Managing change. Imagine your organisation as a chariot pulled by wild horses representing the emotions, aspirations and motives of all the people in the organisation.
Holding a steady course requires just as much skill as steering around to a new direction. An action mind-set, especially at senior levels, is not about whipping the horses into a frenzy, careening hither and yon. It is about developing a sensitive awareness of the terrain and of what the team is capable of doing in it, and thereby helping to set and maintain direction, coaxing everyone along.
There is nowadays an overwhelming emphasis on action at the expense of reflection. The Red Cross Federation is unusual, not in experiencing this problem, but in being aware of it. In addition, people are obsessed with change. We are told that we live in times of great upheaval, that everything is changing, so we had better be in a constant state of alert.
Look around. What do you see that has changed recently? Your clothing? (Your grandparents wore cotton and wool; they too buttoned buttons.) Your car? (It uses the basic technology of the Model T.) The aeroplane you're flying in?
(That technology is newer: the first commercial jet aircraft took flight in 1952.) Your telephone? (That changed about 10 years ago. Unless, of course, you are not using a cellular phone.) Our point is not that nothing is changing. Something is always changing.
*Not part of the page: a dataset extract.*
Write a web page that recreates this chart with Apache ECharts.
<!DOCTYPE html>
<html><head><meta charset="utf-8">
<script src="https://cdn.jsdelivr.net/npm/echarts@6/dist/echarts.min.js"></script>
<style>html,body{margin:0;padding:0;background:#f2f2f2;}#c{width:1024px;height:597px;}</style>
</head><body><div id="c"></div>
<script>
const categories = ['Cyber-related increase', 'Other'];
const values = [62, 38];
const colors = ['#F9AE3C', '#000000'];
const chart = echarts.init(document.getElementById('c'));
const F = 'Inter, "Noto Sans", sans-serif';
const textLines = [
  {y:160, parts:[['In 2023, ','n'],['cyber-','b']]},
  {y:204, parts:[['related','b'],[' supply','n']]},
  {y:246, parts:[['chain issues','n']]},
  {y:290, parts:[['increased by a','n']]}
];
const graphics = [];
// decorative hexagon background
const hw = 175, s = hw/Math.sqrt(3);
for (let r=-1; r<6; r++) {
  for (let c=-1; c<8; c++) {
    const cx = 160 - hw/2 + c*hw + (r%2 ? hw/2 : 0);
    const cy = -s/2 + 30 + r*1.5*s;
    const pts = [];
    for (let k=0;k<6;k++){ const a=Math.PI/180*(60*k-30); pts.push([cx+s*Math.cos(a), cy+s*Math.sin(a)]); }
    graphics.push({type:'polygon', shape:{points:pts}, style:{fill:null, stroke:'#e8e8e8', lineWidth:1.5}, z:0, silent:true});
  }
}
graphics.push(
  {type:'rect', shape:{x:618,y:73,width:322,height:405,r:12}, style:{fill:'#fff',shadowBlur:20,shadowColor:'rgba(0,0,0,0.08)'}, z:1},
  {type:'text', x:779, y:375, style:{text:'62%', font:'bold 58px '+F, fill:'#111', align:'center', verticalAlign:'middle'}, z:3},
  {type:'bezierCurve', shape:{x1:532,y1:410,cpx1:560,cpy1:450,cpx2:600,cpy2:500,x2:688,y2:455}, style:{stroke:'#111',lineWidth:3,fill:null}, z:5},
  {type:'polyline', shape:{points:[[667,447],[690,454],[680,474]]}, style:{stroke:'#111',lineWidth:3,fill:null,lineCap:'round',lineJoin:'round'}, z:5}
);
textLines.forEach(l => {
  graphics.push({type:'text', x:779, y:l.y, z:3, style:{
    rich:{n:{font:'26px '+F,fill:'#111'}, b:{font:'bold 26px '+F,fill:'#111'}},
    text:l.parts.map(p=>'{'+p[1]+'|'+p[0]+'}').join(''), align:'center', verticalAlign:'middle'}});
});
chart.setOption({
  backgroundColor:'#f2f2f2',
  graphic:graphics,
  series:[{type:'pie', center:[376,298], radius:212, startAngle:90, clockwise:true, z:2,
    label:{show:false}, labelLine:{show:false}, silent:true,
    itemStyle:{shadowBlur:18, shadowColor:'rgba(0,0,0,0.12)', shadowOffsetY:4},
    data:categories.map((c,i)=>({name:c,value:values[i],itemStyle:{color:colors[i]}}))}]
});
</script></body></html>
Right now it is information technology. But many other things are not changing at all and these we don't notice (like buttons). We tend to focus on what is changing and conclude that everything is. That is hardly a reflective mind-set, and it is detrimental as well to the action mind-set.
We have to sober up to the reality that change is not pervasive, and that the phenomenon of change is not new. If the reflective mind-set has to respect history, then the action mind-set could use a little humility.
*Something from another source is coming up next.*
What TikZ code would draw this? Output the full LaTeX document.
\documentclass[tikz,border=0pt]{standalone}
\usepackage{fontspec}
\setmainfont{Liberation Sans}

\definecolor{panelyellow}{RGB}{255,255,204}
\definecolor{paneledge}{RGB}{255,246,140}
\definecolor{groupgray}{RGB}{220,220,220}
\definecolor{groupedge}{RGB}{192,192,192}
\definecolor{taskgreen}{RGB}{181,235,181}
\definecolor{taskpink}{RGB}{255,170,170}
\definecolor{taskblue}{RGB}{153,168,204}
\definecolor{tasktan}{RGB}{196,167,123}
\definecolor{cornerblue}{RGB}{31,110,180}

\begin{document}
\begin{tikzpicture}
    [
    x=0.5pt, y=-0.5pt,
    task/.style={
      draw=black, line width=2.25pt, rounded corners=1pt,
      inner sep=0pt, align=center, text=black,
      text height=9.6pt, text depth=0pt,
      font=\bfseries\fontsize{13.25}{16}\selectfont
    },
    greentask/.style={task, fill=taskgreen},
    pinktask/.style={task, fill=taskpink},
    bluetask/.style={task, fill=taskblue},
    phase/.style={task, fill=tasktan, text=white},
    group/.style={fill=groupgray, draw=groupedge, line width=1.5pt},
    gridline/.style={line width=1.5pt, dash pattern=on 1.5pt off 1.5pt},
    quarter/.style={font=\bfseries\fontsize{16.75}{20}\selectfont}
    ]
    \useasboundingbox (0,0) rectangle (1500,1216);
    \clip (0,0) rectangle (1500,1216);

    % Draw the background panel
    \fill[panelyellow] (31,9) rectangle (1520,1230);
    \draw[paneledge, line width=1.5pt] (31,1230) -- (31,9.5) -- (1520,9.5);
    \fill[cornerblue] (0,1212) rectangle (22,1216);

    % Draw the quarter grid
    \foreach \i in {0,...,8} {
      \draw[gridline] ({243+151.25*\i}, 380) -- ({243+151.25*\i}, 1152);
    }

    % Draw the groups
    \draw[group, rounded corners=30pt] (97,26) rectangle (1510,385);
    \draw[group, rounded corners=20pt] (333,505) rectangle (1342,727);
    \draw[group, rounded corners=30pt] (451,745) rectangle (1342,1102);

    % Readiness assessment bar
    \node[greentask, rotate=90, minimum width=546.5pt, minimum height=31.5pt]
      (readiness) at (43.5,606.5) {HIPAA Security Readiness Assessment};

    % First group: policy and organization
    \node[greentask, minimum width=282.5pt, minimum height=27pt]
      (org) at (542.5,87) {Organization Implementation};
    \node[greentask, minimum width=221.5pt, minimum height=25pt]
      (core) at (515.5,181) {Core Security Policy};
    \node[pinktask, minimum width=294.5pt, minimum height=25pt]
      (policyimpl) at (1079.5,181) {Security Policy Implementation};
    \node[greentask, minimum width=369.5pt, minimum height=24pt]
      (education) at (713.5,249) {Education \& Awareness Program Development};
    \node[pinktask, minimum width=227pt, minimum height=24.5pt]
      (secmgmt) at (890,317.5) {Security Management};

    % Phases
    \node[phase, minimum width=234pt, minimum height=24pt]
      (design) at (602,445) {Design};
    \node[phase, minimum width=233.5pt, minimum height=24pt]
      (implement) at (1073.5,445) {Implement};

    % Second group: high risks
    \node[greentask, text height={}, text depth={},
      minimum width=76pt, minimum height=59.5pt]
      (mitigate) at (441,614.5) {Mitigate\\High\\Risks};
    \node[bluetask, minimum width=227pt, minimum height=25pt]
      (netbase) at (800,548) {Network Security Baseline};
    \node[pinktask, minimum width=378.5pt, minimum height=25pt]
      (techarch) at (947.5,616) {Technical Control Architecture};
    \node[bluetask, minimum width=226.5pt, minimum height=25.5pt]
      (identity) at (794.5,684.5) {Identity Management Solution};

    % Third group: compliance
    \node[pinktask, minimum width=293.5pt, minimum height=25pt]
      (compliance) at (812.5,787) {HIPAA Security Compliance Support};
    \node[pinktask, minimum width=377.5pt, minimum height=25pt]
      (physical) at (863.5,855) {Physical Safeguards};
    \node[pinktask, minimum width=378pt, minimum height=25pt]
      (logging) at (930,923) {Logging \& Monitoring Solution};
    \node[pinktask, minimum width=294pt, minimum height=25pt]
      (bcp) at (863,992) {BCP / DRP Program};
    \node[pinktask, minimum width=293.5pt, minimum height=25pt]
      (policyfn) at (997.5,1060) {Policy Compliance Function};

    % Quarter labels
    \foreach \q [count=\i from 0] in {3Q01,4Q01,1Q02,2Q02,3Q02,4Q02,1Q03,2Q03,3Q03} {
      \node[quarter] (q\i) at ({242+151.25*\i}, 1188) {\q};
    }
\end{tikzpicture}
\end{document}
The dominant view of managing change is Cartesian: action results from deliberate strategies, carefully planned, that unfold as systematically managed sequences of decisions. That is the analytic mind-set, not the action one. Monsanto went into genetically engineered agriculture with that approach, with its strategy all worked out in advance. With control of seed varieties and certain pesticides and fertilisers, it could bring an entire ecosystem to the market. And it had the research capacity and presence worldwide to do it. So it set about a series of brilliantly conceived acquisitions and effectively positioned the company to be the Microsoft of agribusiness. But the farmers and consumers weren't there - they were more enthusiastic about continuity at that point - and the plan collapsed.
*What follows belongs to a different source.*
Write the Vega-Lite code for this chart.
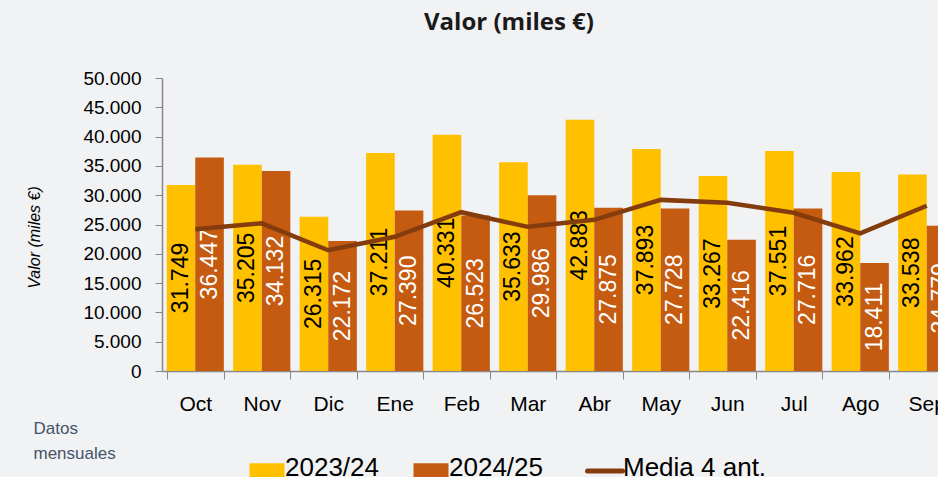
{
  "$schema": "https://vega.github.io/schema/vega-lite/v6.json",
  "autosize": {"type": "none"},
  "width": 776,
  "height": 293,
  "padding": {"left": 162, "top": 78, "right": 0, "bottom": 106},
  "background": "#F1F2F4",
  "config": {
    "locale": {"number": {"decimal": ",", "thousands": ".", "grouping": [3], "currency": ["", " €"]}},
    "view": {"stroke": null},
    "font": "Liberation Sans"
  },
  "title": {
    "text": "Valor (miles €)",
    "font": "Open Sans",
    "fontSize": 24,
    "fontWeight": "bold",
    "color": "#1a1a1a",
    "anchor": "middle",
    "dx": -41,
    "offset": 34
  },
  "datasets": {
    "bars": [
      {"mes": "Oct", "serie": "2023/24", "valor": 31749},
      {"mes": "Oct", "serie": "2024/25", "valor": 36447},
      {"mes": "Nov", "serie": "2023/24", "valor": 35205},
      {"mes": "Nov", "serie": "2024/25", "valor": 34132},
      {"mes": "Dic", "serie": "2023/24", "valor": 26315},
      {"mes": "Dic", "serie": "2024/25", "valor": 22172},
      {"mes": "Ene", "serie": "2023/24", "valor": 37211},
      {"mes": "Ene", "serie": "2024/25", "valor": 27390},
      {"mes": "Feb", "serie": "2023/24", "valor": 40331},
      {"mes": "Feb", "serie": "2024/25", "valor": 26523},
      {"mes": "Mar", "serie": "2023/24", "valor": 35633},
      {"mes": "Mar", "serie": "2024/25", "valor": 29986},
      {"mes": "Abr", "serie": "2023/24", "valor": 42883},
      {"mes": "Abr", "serie": "2024/25", "valor": 27875},
      {"mes": "May", "serie": "2023/24", "valor": 37893},
      {"mes": "May", "serie": "2024/25", "valor": 27728},
      {"mes": "Jun", "serie": "2023/24", "valor": 33267},
      {"mes": "Jun", "serie": "2024/25", "valor": 22416},
      {"mes": "Jul", "serie": "2023/24", "valor": 37551},
      {"mes": "Jul", "serie": "2024/25", "valor": 27716},
      {"mes": "Ago", "serie": "2023/24", "valor": 33962},
      {"mes": "Ago", "serie": "2024/25", "valor": 18411},
      {"mes": "Sep", "serie": "2023/24", "valor": 33538},
      {"mes": "Sep", "serie": "2024/25", "valor": 24779}
    ],
    "media": [
      {"mes": "Oct", "valor": 24200},
      {"mes": "Nov", "valor": 25200},
      {"mes": "Dic", "valor": 20600},
      {"mes": "Ene", "valor": 22900},
      {"mes": "Feb", "valor": 27100},
      {"mes": "Mar", "valor": 24600},
      {"mes": "Abr", "valor": 25800},
      {"mes": "May", "valor": 29200},
      {"mes": "Jun", "valor": 28700},
      {"mes": "Jul", "valor": 27000},
      {"mes": "Ago", "valor": 23500},
      {"mes": "Sep", "valor": 28200}
    ]
  },
  "layer": [
    {
      "data": {"name": "bars"},
      "mark": {"type": "bar"},
      "encoding": {
        "x": {
          "field": "mes",
          "type": "nominal",
          "sort": ["Oct", "Nov", "Dic", "Ene", "Feb", "Mar", "Abr", "May", "Jun", "Jul", "Ago", "Sep"],
          "scale": {"range": [0, 798], "paddingInner": 0.14, "paddingOuter": 0.07},
          "axis": {
            "labelAngle": 0,
            "labelFontSize": 21,
            "labelColor": "#000000",
            "labelPadding": 14,
            "tickBand": "extent",
            "tickSize": 8,
            "tickColor": "#888888",
            "domainColor": "#888888",
            "domainWidth": 1.5,
            "title": ["Datos", "mensuales"],
            "titleFont": "Liberation Sans",
            "titleFontSize": 17,
            "titleFontWeight": "normal",
            "titleColor": "#44546A",
            "titleAnchor": "start",
            "titleAlign": "left",
            "titleBaseline": "middle",
            "titleX": -129,
            "titleY": 57,
            "titleLineHeight": 25
          }
        },
        "xOffset": {"field": "serie", "type": "nominal", "sort": ["2023/24", "2024/25"]},
        "y": {
          "field": "valor",
          "type": "quantitative",
          "scale": {"domain": [0, 50000], "nice": false},
          "axis": {
            "values": [0, 5000, 10000, 15000, 20000, 25000, 30000, 35000, 40000, 45000, 50000],
            "format": ",d",
            "grid": false,
            "labelFontSize": 19,
            "labelColor": "#000000",
            "labelPadding": 14,
            "tickSize": 7,
            "tickColor": "#888888",
            "domainColor": "#888888",
            "domainWidth": 1.5,
            "title": "Valor (miles €)",
            "titleFont": "Liberation Sans",
            "titleFontStyle": "italic",
            "titleFontWeight": "normal",
            "titleFontSize": 16,
            "titleColor": "#000000",
            "titleAngle": 270,
            "titleAlign": "center",
            "titleBaseline": "middle",
            "titleX": -128,
            "titleY": 159
          }
        },
        "color": {
          "field": "serie",
          "type": "nominal",
          "scale": {"domain": ["2023/24", "2024/25", "Media 4 ant."], "range": ["#FFC000", "#C55A11", "#843C0C"]},
          "legend": {
            "title": null,
            "orient": "none",
            "legendX": 92,
            "legendY": 380,
            "direction": "horizontal",
            "labelFont": "Liberation Sans",
            "labelFontSize": 26,
            "labelColor": "#000000",
            "labelOffset": 5,
            "columnPadding": 34,
            "symbolSize": 1225,
            "symbolOpacity": 1,
            "encode": {
              "labels": {
                "update": {
                  "dy": {"value": -3}
                }
              },
              "symbols": {
                "update": {
                  "shape": {"signal": "datum.value === 'Media 4 ant.' ? 'stroke' : 'M-1,-0.45H1V0.45H-1Z'"},
                  "fill": {"scale": "color", "field": "value"},
                  "stroke": {"scale": "color", "field": "value"},
                  "strokeWidth": {"signal": "datum.value === 'Media 4 ant.' ? 5 : 0"},
                  "strokeCap": {"value": "round"},
                  "opacity": {"value": 1}
                }
              }
            }
          }
        }
      }
    },
    {
      "data": {"name": "bars"},
      "mark": {"type": "text", "angle": 270, "align": "center", "baseline": "middle", "fontSize": 23, "font": "Liberation Sans"},
      "encoding": {
        "x": {"field": "mes", "type": "nominal", "sort": ["Oct", "Nov", "Dic", "Ene", "Feb", "Mar", "Abr", "May", "Jun", "Jul", "Ago", "Sep"]},
        "xOffset": {"field": "serie", "type": "nominal", "sort": ["2023/24", "2024/25"]},
        "y": {"field": "valor", "type": "quantitative", "scale": {"domain": [0, 100000], "nice": false}, "axis": null},
        "text": {"field": "valor", "type": "quantitative", "format": ",d"},
        "color": {"condition": {"test": "datum.serie === '2024/25'", "value": "#FFFFFF"}, "value": "#000000"}
      }
    },
    {
      "data": {"name": "media"},
      "mark": {"type": "line", "strokeWidth": 4.5},
      "encoding": {
        "x": {"field": "mes", "type": "nominal", "sort": ["Oct", "Nov", "Dic", "Ene", "Feb", "Mar", "Abr", "May", "Jun", "Jul", "Ago", "Sep"]},
        "y": {"field": "valor", "type": "quantitative", "scale": {"domain": [0, 50000], "nice": false}, "axis": null},
        "color": {"datum": "Media 4 ant."}
      }
    }
  ],
  "resolve": {"scale": {"y": "independent"}}
}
Change, to be successful, cannot follow some mechanistic schedule of steps, of formulation followed by implementation. Action and reflection have to blend in a natural flow, and that has to include collaboration.
Of course, energised action is necessary too, but that doesn't mean being hyperactive or fiddling around endlessly with structure. It means remaining curious, alert, experimental. Changing is a learning process, and so is maintaining course. We may think of stasis as the norm and change as driven, but it doesn't have to be that way.